У автовокзала Рубен встретил Ричарда. В тринадцать лет он был 175 сантиметров ростом и весил сорок килограммов.

Ричард равнялся на Рубена, потому что тот противостоял тирану-отцу. Он был сам себе хозяином, и ничто, даже избиения Хулиана, не могли помешать ему, делать то, что хочется. Рубен пообещал матери в церкви Святого Сердца Иисуса, что будет присматривать за Ричардом и следить за тем, чтобы он не попал в беду.

Ричард привез из Эль-Пасо немного марихуаны, и братья вместе курили косяк, пока Рубен проводил Ричарду экскурсию по центру города.

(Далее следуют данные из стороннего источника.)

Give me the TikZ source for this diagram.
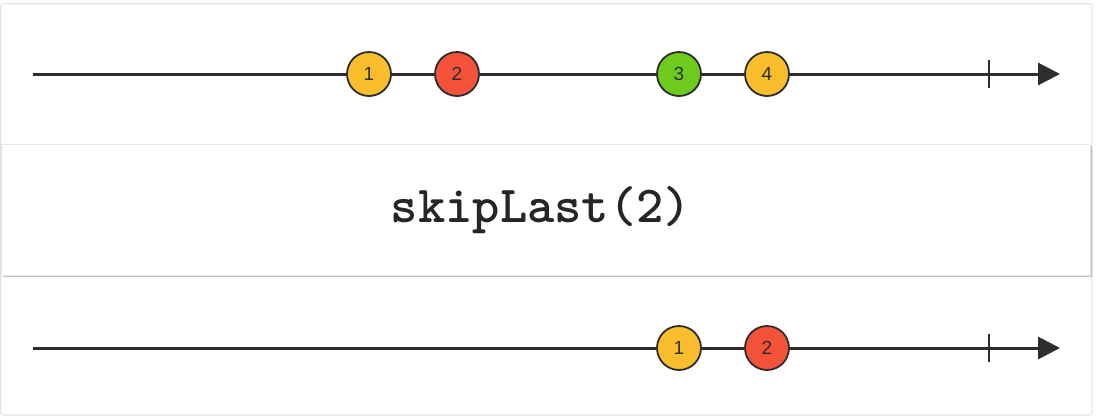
\documentclass[tikz,border=0pt]{standalone}
\usepackage{fontspec}
\setmainfont{Liberation Sans}
\usetikzlibrary{arrows.meta, shadows}
\usepackage{xcolor}
\definecolor{marbleyellow}{RGB}{250,190,45}
\definecolor{marblered}{RGB}{245,82,58}
\definecolor{marblegreen}{RGB}{110,203,30}
\definecolor{inkgray}{RGB}{45,45,45}
\tikzset{
    frame/.style = {draw=black!12, line width=1pt, rounded corners=3pt, fill=white},
    operator/.style = {draw=black!10, line width=0.8pt, fill=white,
        drop shadow={shadow xshift=2pt, shadow yshift=-2pt, fill=black!45, opacity=0.5}},
    timeline/.style = {line width=3pt, draw=inkgray, -{Triangle[length=22pt, width=22pt]}},
    endtick/.style = {line width=2.5pt, draw=inkgray},
    marble/.style = {circle, draw=inkgray, line width=1.8pt, minimum size=44pt, inner sep=0pt,
        text=inkgray, font=\fontsize{19}{19}\selectfont}
}

\begin{document}
\begin{tikzpicture}[x=1pt, y=-1pt]
    \useasboundingbox (0,0) rectangle (1097,418);
    \draw[frame] (0.5,3.5) rectangle (1092,415);

    % source line
    \coordinate (src start) at (33,74);
    \coordinate (src end) at (1060,74);
    \coordinate (src tick) at (989,74);
    \draw[timeline] (src start) -- (src end);
    \draw[endtick] ([yshift=-14pt]src tick) -- ([yshift=14pt]src tick);
    \foreach \x/\n/\c in {369/1/marbleyellow, 457/2/marblered, 679/3/marblegreen, 767/4/marbleyellow}
        \node[marble, fill=\c] (src \n) at (\x,74) {\n};

    % operator box
    \draw[operator] (1,144) rectangle (1090,275);
    \node[font=\ttfamily\bfseries\fontsize{52}{52}\selectfont, text=black!85] (op) at (541,210) {skipLast(2)};

    % result line
    \coordinate (res start) at (33,348);
    \coordinate (res end) at (1060,348);
    \coordinate (res tick) at (989,348);
    \draw[timeline] (res start) -- (res end);
    \draw[endtick] ([yshift=-14pt]res tick) -- ([yshift=14pt]res tick);
    \foreach \x/\n/\c in {679/1/marbleyellow, 767/2/marblered}
        \node[marble, fill=\c] (res \n) at (\x,348) {\n};
\end{tikzpicture}
\end{document}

Он с гордостью представил его нескольким скупщикам как своего младшего брата, только что приехавшего из Эль-Пасо. Ричард не мог прийти в себя от всех высоких зданий в центре над Мэйн. Рубен рассказал ему, каков Лос-Анджелес на самом деле и что кинозвезды и по-настоящему красивые дома – в Беверли-Хиллз, Малибу и Бель-Эйр, далеко от того места, где они сейчас.

Тем летом Ричард впервые увидел океан. Он считал Тихий океан одной из самых красивых вещей, которые он когда-либо видел. И его глаза почти вылезли из орбит, когда в Санта-Монике он увидел множество стройных, почти обнаженных красавиц. Бикини были для Ричарда открытием, и он не мог оторвать от женщин глаз.

Очаровали Ричарда и лос-анджелесские проститутки, предлагавшие себя столь открыто, нагло и бесстыдно. Он и раньше в поездках с друзьями видел их в Хуаресе, однако мексиканские проститутки не были такими смелыми, как их лос-анджелесские товарки. В Лос-Анджелесе они были полуобнаженными, улыбались, подмигивали, крутили бедрами и водили языком по накрашенным кроваво-красной помадой губам.

Ричард увидел, что все кинотеатры крутят жесткое порно и, широко раскрыв глаза, смотрел на порномагазины. Он был слишком молод, чтобы заходить в них легально, но он был высоким и выглядел старше своего возраста, поэтому его оттуда никто не выгонял. Вид такой жесткой сексуальности возбуждал его. Он впервые осознал, насколько в действительности общество пронизано сексом – и что его давние интимные мысли и фантазии по меркам центра Лос-Анджелеса нормальны и даже банальны.